Thirteen states have changed their laws to allow slot machines at horse racing tracks. Hawthorne is located in Cicero. It is the oldest race track in Illinois.
Race track owners say that 40,000 jobs in the racing industry and agribusiness are at risk if slot machines are not legalized for the state's five major horse racing venues. The familiar warning was issued again Friday as the so-called "sport of kings" renewed its struggle to survive in Illinois.
As thoroughbred racing opened for the 2012 season at Hawthorne, Tim Carey -- whose family has owned the track for 103 years -- was relieved that enough quality horses were brought in to compete.
"You have to have quality of horses," Carey said. "And if we don't have a breeding program in Illinois, because we're not paying enough in purses, we don't have an operation to run here."
But Carey says quality is waning at his and other Illinois tracks as venues in other states are using slot machine revenues to increase the amounts they pay the winners.
"When I look for a race for a horse, I know exactly what the conditions of the race are and what the purse is gonna be," said horse trainer Chris Block.
Block, a Barrington resident whose 35 employees handle 50 race horses at Hawthorne, says Illinois purses have not kept up with expenses.
"The opportunity to make more money racing horses exists much more in places like Indiana, Iowa, Pennsylvania," Block said.
In fact, there are 13 states where legalized slot machines inflate race track purses, and so-called "racino" bills are pending in 11 other states.
"We have to have slots at racetracks because of what's happening in other states," said Carey.

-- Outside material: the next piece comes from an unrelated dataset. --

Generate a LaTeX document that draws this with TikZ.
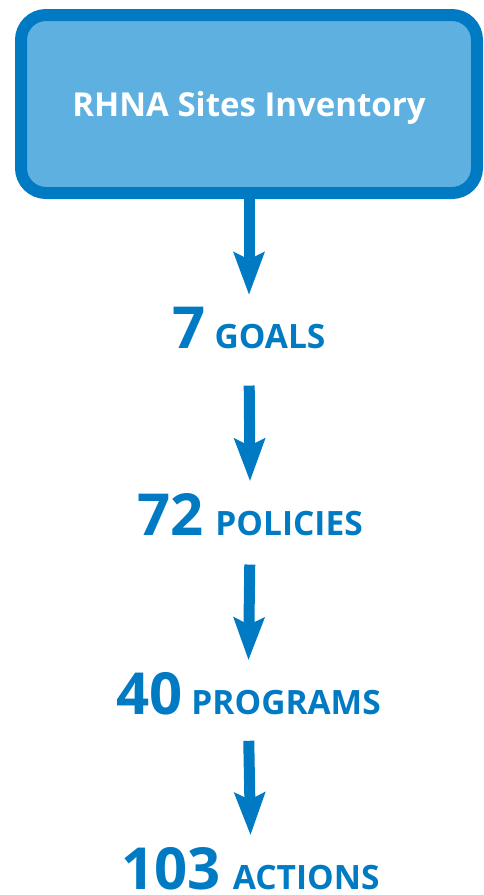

Illinois Governor Pat Quinn, fearing race tracks might become full-blown casinos, has refused to sign the gaming expansion bill that includes slots at race tracks.
State Representative Lou Lang is confident the budget-challenged governor will change his mind.
"Before the end of the legislative session, we'll have some movement, and we'll have a bill that'll put a billion dollars in the pockets of state government every year," said Lang.
Meanwhile, long-time horseplayer Leonard Peterson fears, if other gaming is not allowed in Illinois, his pastime could become a thing of the past.
"It's a dying sport anyway, I think its dying. And if you don't prop it up with the slots, it's probably going to die," said Peterson.
Lang said the gaming expansion bill as passed, with racinos included, could raise an immediate $1 billion for the state treasury.
Governor Quinn delivers his budget address next Wednesday in Springfield. When he talks about deficits Lang and the racing industry will quickly remind him of that potential windfall.